> _Task goal_
Restate each of the lines below word for word and drop every picture.

* begin Data shown *

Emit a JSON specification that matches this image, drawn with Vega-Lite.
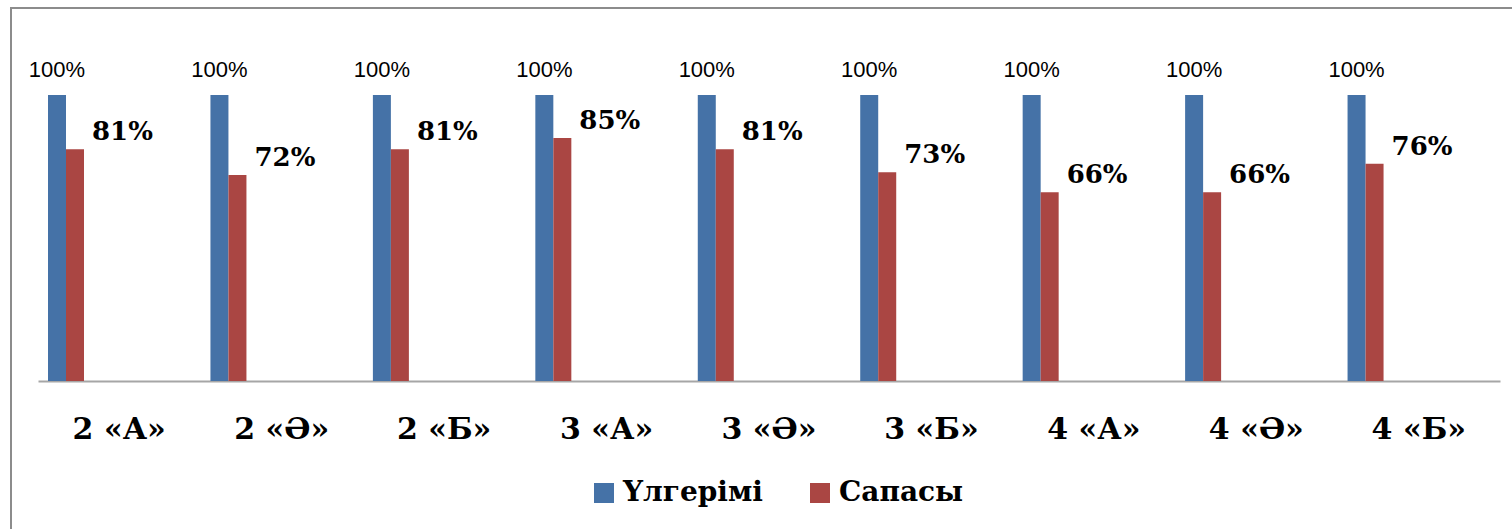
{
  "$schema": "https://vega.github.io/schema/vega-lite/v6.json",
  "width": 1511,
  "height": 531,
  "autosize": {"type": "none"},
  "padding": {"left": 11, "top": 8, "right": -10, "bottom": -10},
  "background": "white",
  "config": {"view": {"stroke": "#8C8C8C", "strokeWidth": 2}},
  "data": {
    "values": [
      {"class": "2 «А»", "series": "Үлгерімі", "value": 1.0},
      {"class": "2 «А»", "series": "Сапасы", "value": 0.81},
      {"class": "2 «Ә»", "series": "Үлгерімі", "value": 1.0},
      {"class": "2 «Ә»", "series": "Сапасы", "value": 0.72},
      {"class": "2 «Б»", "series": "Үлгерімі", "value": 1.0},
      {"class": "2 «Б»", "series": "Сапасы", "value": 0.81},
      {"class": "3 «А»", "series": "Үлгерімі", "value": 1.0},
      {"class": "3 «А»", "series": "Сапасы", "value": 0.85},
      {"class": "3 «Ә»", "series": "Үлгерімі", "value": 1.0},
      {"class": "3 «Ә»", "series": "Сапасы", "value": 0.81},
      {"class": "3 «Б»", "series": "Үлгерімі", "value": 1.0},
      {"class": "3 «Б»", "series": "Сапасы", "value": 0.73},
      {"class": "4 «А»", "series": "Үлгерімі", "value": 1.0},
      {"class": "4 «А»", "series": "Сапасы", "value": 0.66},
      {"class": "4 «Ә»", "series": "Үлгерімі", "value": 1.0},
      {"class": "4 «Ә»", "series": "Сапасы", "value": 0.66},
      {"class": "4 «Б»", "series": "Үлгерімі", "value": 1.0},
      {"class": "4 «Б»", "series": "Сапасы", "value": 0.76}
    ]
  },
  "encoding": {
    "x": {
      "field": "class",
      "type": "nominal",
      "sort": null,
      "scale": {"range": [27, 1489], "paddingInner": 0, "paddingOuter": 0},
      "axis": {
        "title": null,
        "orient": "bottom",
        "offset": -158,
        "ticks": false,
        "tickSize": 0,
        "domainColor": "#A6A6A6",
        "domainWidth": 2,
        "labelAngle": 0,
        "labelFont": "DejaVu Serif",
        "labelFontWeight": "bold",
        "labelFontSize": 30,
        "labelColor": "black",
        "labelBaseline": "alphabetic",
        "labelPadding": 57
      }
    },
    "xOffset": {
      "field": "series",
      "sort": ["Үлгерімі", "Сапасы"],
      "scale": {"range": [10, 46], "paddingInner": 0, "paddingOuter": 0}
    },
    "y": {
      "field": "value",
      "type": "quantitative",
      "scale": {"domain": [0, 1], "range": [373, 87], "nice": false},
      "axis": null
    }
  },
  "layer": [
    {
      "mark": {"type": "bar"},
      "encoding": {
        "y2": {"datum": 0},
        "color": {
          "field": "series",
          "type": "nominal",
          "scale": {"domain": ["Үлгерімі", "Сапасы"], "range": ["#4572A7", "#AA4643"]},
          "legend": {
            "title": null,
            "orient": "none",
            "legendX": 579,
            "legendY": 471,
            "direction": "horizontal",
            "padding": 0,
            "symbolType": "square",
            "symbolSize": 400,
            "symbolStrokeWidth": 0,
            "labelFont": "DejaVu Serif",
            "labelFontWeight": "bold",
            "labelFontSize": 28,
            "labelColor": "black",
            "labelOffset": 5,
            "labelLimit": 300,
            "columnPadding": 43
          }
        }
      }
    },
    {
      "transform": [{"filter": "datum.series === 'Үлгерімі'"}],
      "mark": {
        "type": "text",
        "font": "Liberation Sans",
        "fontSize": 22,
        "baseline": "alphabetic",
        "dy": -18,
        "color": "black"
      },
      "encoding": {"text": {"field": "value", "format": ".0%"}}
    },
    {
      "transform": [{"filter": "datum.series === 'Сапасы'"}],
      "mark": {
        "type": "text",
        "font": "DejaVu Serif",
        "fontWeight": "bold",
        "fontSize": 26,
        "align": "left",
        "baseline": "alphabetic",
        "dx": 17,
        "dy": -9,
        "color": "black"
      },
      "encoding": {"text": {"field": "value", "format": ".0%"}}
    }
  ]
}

* end Data shown *

> _Solution for this problem_
Emit a JSON specification that matches this image, drawn with Vega-Lite.
{
  "$schema": "https://vega.github.io/schema/vega-lite/v6.json",
  "width": 1511,
  "height": 531,
  "autosize": {"type": "none"},
  "padding": {"left": 11, "top": 8, "right": -10, "bottom": -10},
  "background": "white",
  "config": {"view": {"stroke": "#8C8C8C", "strokeWidth": 2}},
  "data": {
    "values": [
      {"class": "2 «А»", "series": "Үлгерімі", "value": 1.0},
      {"class": "2 «А»", "series": "Сапасы", "value": 0.81},
      {"class": "2 «Ә»", "series": "Үлгерімі", "value": 1.0},
      {"class": "2 «Ә»", "series": "Сапасы", "value": 0.72},
      {"class": "2 «Б»", "series": "Үлгерімі", "value": 1.0},
      {"class": "2 «Б»", "series": "Сапасы", "value": 0.81},
      {"class": "3 «А»", "series": "Үлгерімі", "value": 1.0},
      {"class": "3 «А»", "series": "Сапасы", "value": 0.85},
      {"class": "3 «Ә»", "series": "Үлгерімі", "value": 1.0},
      {"class": "3 «Ә»", "series": "Сапасы", "value": 0.81},
      {"class": "3 «Б»", "series": "Үлгерімі", "value": 1.0},
      {"class": "3 «Б»", "series": "Сапасы", "value": 0.73},
      {"class": "4 «А»", "series": "Үлгерімі", "value": 1.0},
      {"class": "4 «А»", "series": "Сапасы", "value": 0.66},
      {"class": "4 «Ә»", "series": "Үлгерімі", "value": 1.0},
      {"class": "4 «Ә»", "series": "Сапасы", "value": 0.66},
      {"class": "4 «Б»", "series": "Үлгерімі", "value": 1.0},
      {"class": "4 «Б»", "series": "Сапасы", "value": 0.76}
    ]
  },
  "encoding": {
    "x": {
      "field": "class",
      "type": "nominal",
      "sort": null,
      "scale": {"range": [27, 1489], "paddingInner": 0, "paddingOuter": 0},
      "axis": {
        "title": null,
        "orient": "bottom",
        "offset": -158,
        "ticks": false,
        "tickSize": 0,
        "domainColor": "#A6A6A6",
        "domainWidth": 2,
        "labelAngle": 0,
        "labelFont": "DejaVu Serif",
        "labelFontWeight": "bold",
        "labelFontSize": 30,
        "labelColor": "black",
        "labelBaseline": "alphabetic",
        "labelPadding": 57
      }
    },
    "xOffset": {
      "field": "series",
      "sort": ["Үлгерімі", "Сапасы"],
      "scale": {"range": [10, 46], "paddingInner": 0, "paddingOuter": 0}
    },
    "y": {
      "field": "value",
      "type": "quantitative",
      "scale": {"domain": [0, 1], "range": [373, 87], "nice": false},
      "axis": null
    }
  },
  "layer": [
    {
      "mark": {"type": "bar"},
      "encoding": {
        "y2": {"datum": 0},
        "color": {
          "field": "series",
          "type": "nominal",
          "scale": {"domain": ["Үлгерімі", "Сапасы"], "range": ["#4572A7", "#AA4643"]},
          "legend": {
            "title": null,
            "orient": "none",
            "legendX": 579,
            "legendY": 471,
            "direction": "horizontal",
            "padding": 0,
            "symbolType": "square",
            "symbolSize": 400,
            "symbolStrokeWidth": 0,
            "labelFont": "DejaVu Serif",
            "labelFontWeight": "bold",
            "labelFontSize": 28,
            "labelColor": "black",
            "labelOffset": 5,
            "labelLimit": 300,
            "columnPadding": 43
          }
        }
      }
    },
    {
      "transform": [{"filter": "datum.series === 'Үлгерімі'"}],
      "mark": {
        "type": "text",
        "font": "Liberation Sans",
        "fontSize": 22,
        "baseline": "alphabetic",
        "dy": -18,
        "color": "black"
      },
      "encoding": {"text": {"field": "value", "format": ".0%"}}
    },
    {
      "transform": [{"filter": "datum.series === 'Сапасы'"}],
      "mark": {
        "type": "text",
        "font": "DejaVu Serif",
        "fontWeight": "bold",
        "fontSize": 26,
        "align": "left",
        "baseline": "alphabetic",
        "dx": 17,
        "dy": -9,
        "color": "black"
      },
      "encoding": {"text": {"field": "value", "format": ".0%"}}
    }
  ]
}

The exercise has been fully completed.